The 13th of D7 (B) leads down to the 9th of Gmaj7 (A) which then leads down to the 13th of Bb7 (G) before finally settling on the 9th (F) of Ebmaj7.
Using a moving line on top of 3rd and 7th voicings gives your comping a sense of melody that is sometimes missing when you use other voicings such as drop 2 and drop 3 chords. This approach really helps when interacting with a soloist, as the moving line can feed ideas to the lead player and vice versa.
In this next example, you will add a fourth note to the first group of chords that will help give your voicings some added thickness.
Notice how the upper line uses a mixture of leaps and steps to create a melodic idea throughout the phrase. The use of the C# on the Gmaj7 chord adds a Lydian flavor to the chord that can be used to inspire our soloist to explore more tonal colors.

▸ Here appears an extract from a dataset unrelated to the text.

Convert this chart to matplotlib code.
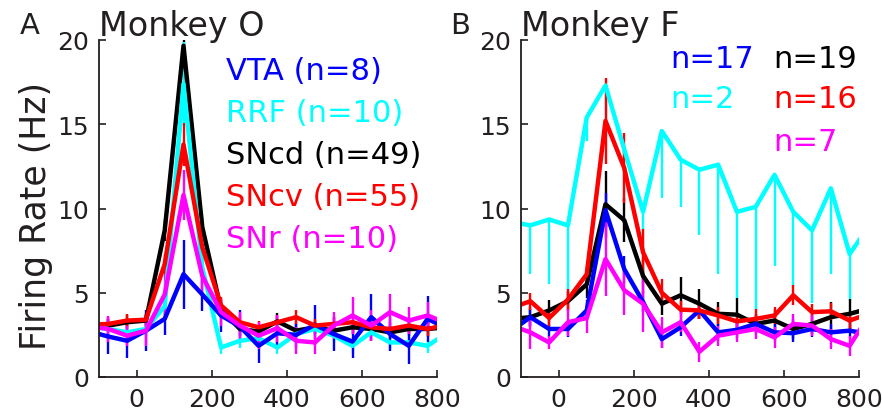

In the final example using 3rd and 7th voicings, you will add a fourth note to the second group of chords.
This melodic line makes use of three #11 tones, over Bmaj7, D7, and Bb7.
3 To 7 Triads
The next chord type that you will apply to the Coltrane Matrix is called the 3 to 7 triad.
These are triads that are built off of the 3rd, 5th, and 7th of each chord. By playing triads off of the third of each chord, you can use a simple structure that you already know, in a new situation to create fresh and interesting comping patterns.
Notice the types of triads for each chord:
- Maj7chords: the 3 to 7 triad is a minor chord.
- 7th chords: a diminished triad.
- m7 chords the 3 to 7 triad is major.
In this first example, the chord progression is voice-lead beginning with a root position triad on the first chord.
In the next example, you will begin the comping pattern with a first inversion D# minor triad over the Bmaj7 chord.
Lastly, you will begin the progression with the second inversion D# minor triad over the Bmaj7 chord.
After you get these particular voicings under your fingers, try playing them on different string sets.
And, if you want to sound really modern, try spreading them out over four strings with a skip between the first and second, or second and third note of each triad.